Oui, parler de son entreprise, en ce moment, c'est aussi soigner ses racines, et ne pas trop se moquer de son roseau, ses faiblesses apparentes, qui sera peut-être notre force, notre capacité d'adaptation, par grand vent.

Commentaires

jean-philippe henry

L'arbre est un des thèmes symboliques les plus riches et les plus répandus. Il est donc également un des plus commentés: globalement l'arbre symbolise la vie en perpétuelle évolution, les cycles de régénération, et enfin la verticalité, le lien entre le sol et le ciel.

Appliqué à l'entreprise, le modèle symbolique de l'arbre permet d'illustrer plusieurs éléments clefs de sa définition.
Comme vous le décrivez dans votre article, il illustre d'abord le schéma de l'organisation, des racines représentant les valeurs fondamentales de l'entreprise aux bourgeons de la R&D.
Il permet aussi de mettre en valeur le cycle de vie du produit, son élaboration, sa maturation, et sa commercialisation.

C'est donc un arbre fruitier qui symbolise le mieux l'entreprise, et il est alors facile de basculer sur une autre allégorie qui est celle du jardinier; pour donner de beaux fruits, et pour prospérer, notre arbre a besoin de soins.
Cette métaphore du jardinier était aussi utilisée par Franklin D. Roosevelt pour expliciter les différentes attitudes d'un dirigeant face à son organisation en temps de crise: le jardinier face à son arbre, doit-il l'élaguer? lui laisser reprendre des forces? ou bien le couper et en replanter un nouveau?
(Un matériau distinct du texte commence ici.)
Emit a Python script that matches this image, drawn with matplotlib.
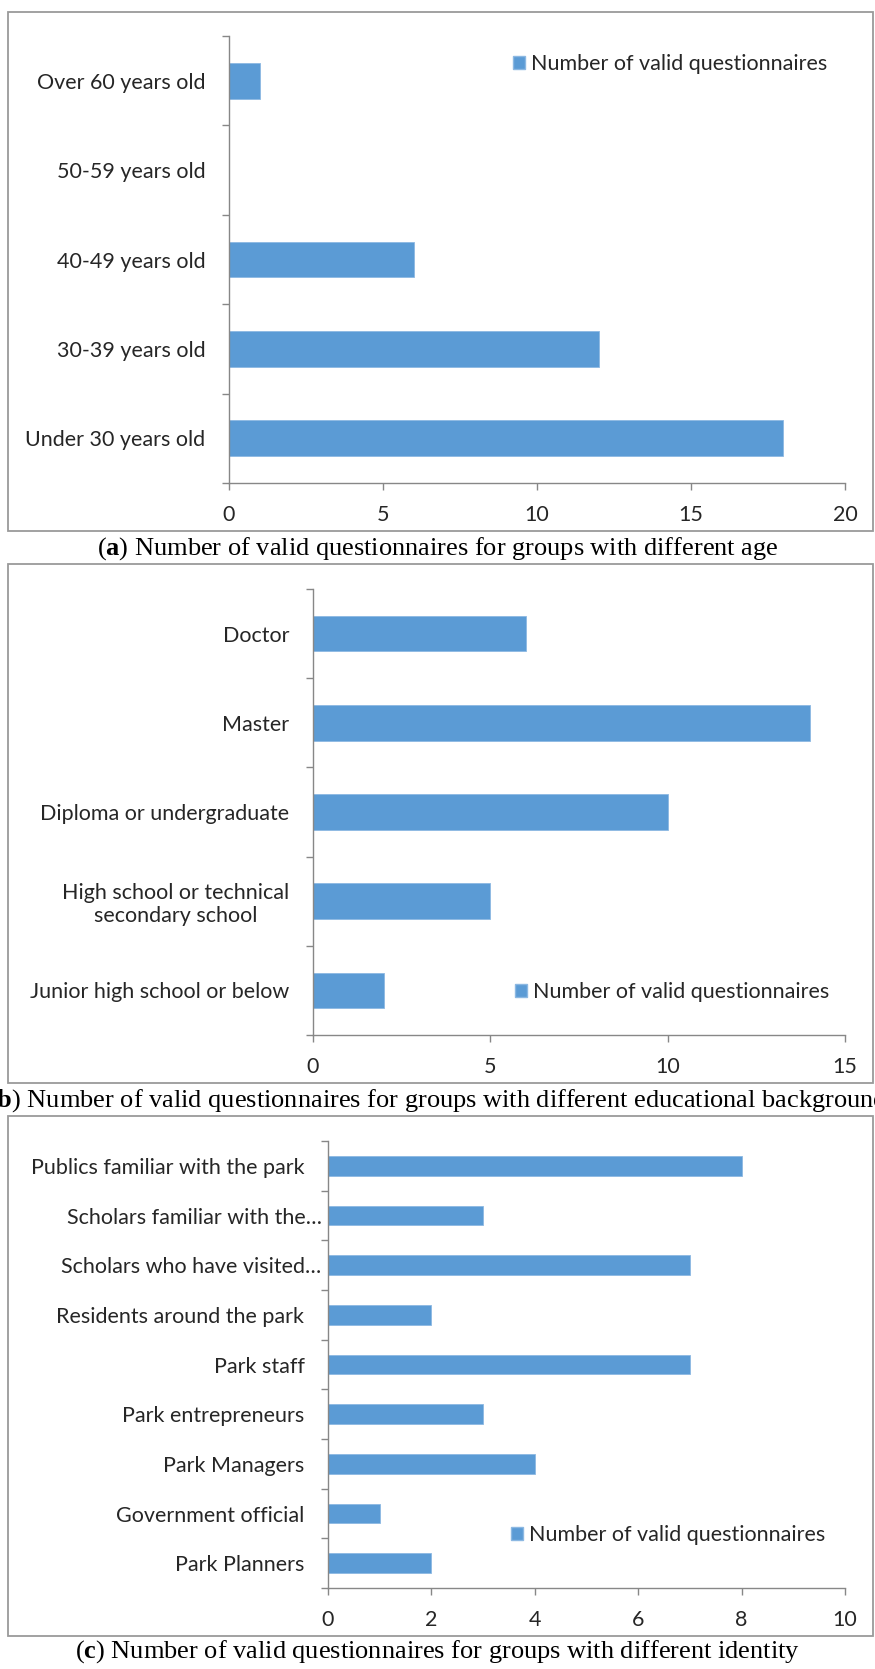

Mais pour compléter ce tableau il faut considérer un autre élément essentiel : le terreau dans lequel s'enracine notre arbre.
Car l'arbre à beau être robuste et le jardinier talentueux, si la terre n'est pas assez riche il n'y aura pas ou peu de fruits.
Le terreau est alors le symbole de l'environnement dans lequel s'épanouit l'entreprise, et cet environnement c'est la société civile.
C'est pourquoi, pour filer la métaphore agricole, il me semble important, aujourd'hui plus que jamais, de se soucier du terreau.
Et si cela est évident quand il s'agit des ressources énergétiques, et de ce qu'il est convenu d'appeler le développement durable, ne l'est-ce pas tout autant des richesses qui caractérisent une société: sa capacité à produire de l'art et du savoir ainsi que sa capacité à aider les plus démunis?
De ce point de vu, la responsabilité sociétale de l'entreprise n'apparaît plus comme une contrainte sociale voir morale, mais comme un outil stratégique.
Le jardinier soucieux de la santé de son verger ne doit il pas s'assurer, en plus de la taille de ses arbres, de la qualité de la terre dans laquelle ils s'enracinent?